Napisane przez  red
05
Cze
2006

O rozwoju miasta - uzdrowiska

W Katolickim Uniwersytecie Lubelskim na Wydziale Nauk Społecznych pod opieką profesora Sławomira Partyckiego powstaje rozprawa doktorska na temat Nałęczowa. Autorem pracy pt. "Strategia rozwoju uzdrowiska na przykładzie Nałęczowa" jest Radosław Kisielewski.



- Co spowodowało, że postanowił Pan poświęcić prace naukową uzdrowisku Nałęczów?
    - Prawie 10 lat temu napisałem pracę magisterską o specyficznych miastach powstałych w wyniku procesu uprzemysłowienia. Struktura takich miast jak Świdnik, Nowa Huta czy też pobliska Poniatowa była o tyle interesująca, że była zdominowana przez umiejscowiony w jej centrum zakład przemysłowy. Spowodowało to znaczne upośledzenie miasta co dotkliwie odczuwa się do dziś. Takie podporządkowanie miasta tylko jednemu tzw. czynnikowi miastotwórczemu stanowiło znakomity materiał do badań w ramach pracy magisterskiej. Po zakończeniu studiów zacząłem się przyglądać strukturze Nałęczowa, zdominowanej również przez jeden czynnik miastotwórczy, tym razem jednak nie narzucony politycznie tak jak w przypadku miast przemysłowych, ale wyrosły niejako naturalnie. Postanowiłem przyjrzeć się tej tematyce bliżej w pracy doktorskiej.

- A dlaczego wybór padł tu akurat na Nałęczów?
    - Urodziłem się w Nałęczowie, wychowałem i pracuję tu do dziś, mimo, że na stałe obecnie mieszkam w Lublinie. Czuje głęboki związek emocjonalny z tą miejscowością i niezwykle interesuje mnie analizowanie tego co się tu dzieje. Myślę, że moje spostrzeżenia będą interesujące i przydatne wszystkim zainteresowanym dzięki szerokiemu spojrzeniu na nasze miasteczko.

- Jakie wnioski mógłby Pan już przedstawić czytelnikom GN ?
    - Na wnioski jest jeszcze trochę za wcześnie, gdyż praca jest dość obszerna i dotyka niemal wszystkich kwestii funkcjonowania uzdrowiska.
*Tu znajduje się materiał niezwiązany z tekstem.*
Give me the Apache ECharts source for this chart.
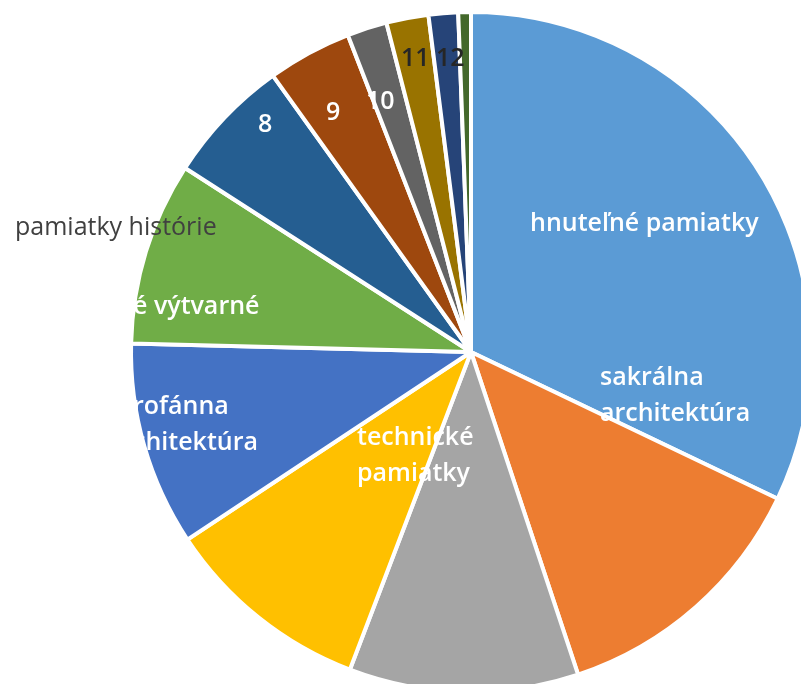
<!DOCTYPE html>
<html>
<head>
<meta charset="utf-8">
<script src="https://cdn.jsdelivr.net/npm/echarts/dist/echarts.min.js"></script>
<style>
html,body{margin:0;padding:0;background:#ffffff;}
#chart{width:801px;height:684px;}
</style>
</head>
<body>
<div id="chart"></div>
<script>
// Slices in clockwise order starting at 12 o'clock
const categories = [
  'hnuteľné pamiatky', 'sakrálna architektúra', 'technické pamiatky',
  'rofánna chitektúra', 'é výtvarné', 'pamiatky histórie',
  '8', '9', '10', '11', '12', ''
];
const labelTexts = [
  'hnuteľné pamiatky', 'sakrálna\narchitektúra', 'technické\npamiatky',
  'rofánna\nchitektúra', 'é výtvarné', 'pamiatky histórie',
  '8', '9', '10', '11', '12', ''
];
const values = [32.1, 12.8, 10.9, 9.9, 9.7, 8.7, 6.0, 4.0, 1.9, 2.0, 1.4, 0.6];
const colors = ['#5B9BD5', '#ED7D31', '#A5A5A5', '#FFC000', '#4472C4', '#70AD47',
                '#255E91', '#9E480E', '#636363', '#997300', '#264478', '#43682B'];

// label placement (left edge, vertical middle) and colours
const labelPlace = [
  [530, 224], [600, 396], [357, 456], [133, 425], [133, 307], [15, 228],
  [258, 125], [326, 113], [366, 102], [401, 59], [436, 59], [0, 0]
];
const labelColors = ['#ffffff', '#ffffff', '#ffffff', '#ffffff', '#ffffff', '#404040',
                     '#ffffff', '#ffffff', '#ffffff', '#262626', '#262626', '#ffffff'];

const chart = echarts.init(document.getElementById('chart'), null, {renderer: 'canvas'});

const data = categories.map((name, i) => ({
  name: name,
  value: values[i],
  itemStyle: {color: colors[i]},
  label: {
    show: labelTexts[i] !== '',
    color: labelColors[i],
    fontWeight: i === 5 ? 'normal' : 600
  }
}));

chart.setOption({
  animation: false,
  backgroundColor: '#ffffff',
  series: [{
    type: 'pie',
    center: [471, 352],
    radius: 340,
    startAngle: 90,
    clockwise: true,
    avoidLabelOverlap: false,
    silent: true,
    itemStyle: {borderColor: '#ffffff', borderWidth: 4},
    label: {
      show: true,
      position: 'inside',
      formatter: p => labelTexts[p.dataIndex],
      fontFamily: 'Open Sans',
      fontSize: 25,
      lineHeight: 36,
      align: 'left'
    },
    labelLine: {show: false},
    labelLayout: function (p) {
      const pl = labelPlace[p.dataIndex];
      return {x: pl[0], y: pl[1], align: 'left', verticalAlign: 'middle'};
    },
    data: data
  }]
});
</script>
</body>
</html>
Zajmuję się i aspektami prawnymi, organizacyjnymi, ekologicznymi, jak i przede wszystkim społeczno - kulturowymi. Znajdziemy w niej również odniesienie do podobnych miejscowości w Polsce i w krajach Unii Europejskiej.
   Mogę powiedzieć, że dla mnie szczególnie interesujący jest przegląd poszczególnych etapów życia Nałęczowa, powstania, rozwoju, tzw. złotych lat uzdrowiska, kryzysów i.t.d. w odniesieniu do życia kulturalnego. Walory naturalne Nałęczowa, zaplecze służące pełnieniu funkcji uzdrowiska są kwestiami elementarnymi, ale obecność elit kulturalnych, wartości, ducha narodowego, to coś co tworzyło tzw. "ducha Nałęczowa" niosąc za sobą wiele dobrego. Powstawanie uzdrowisk polskich zbiegło się z okresem utraty niepodległości, a to spowodowało, że wielkomiejskie życie kulturalne i polityczne przeniosło się do uzdrowisk. To właśnie spowodowało, że mamy dziś właśnie taki "wyjątkowy" Nałęczów.

- Kiedy zatem będziemy mogli zapoznać czytelników z wybranymi tematami?
   - W życiu Nałęczowa ciągle pojawiają się nowe, ciekawe zagadnienia, począwszy od inwestycji przez zmiany własnościowe. Są nowe plany i odmienne spojrzenia w przyszłość co sprawia, że najchętniej analizowałbym to w nieskończoność, na bieżąco. Mimo tego bogactwa zjawisk, będę musiał zamknąć tematykę w określonych ramach czasowych. Mam nadzieję, że w roku bieżącym będę mógł zaprezentować Państwu cześć moich obserwacji.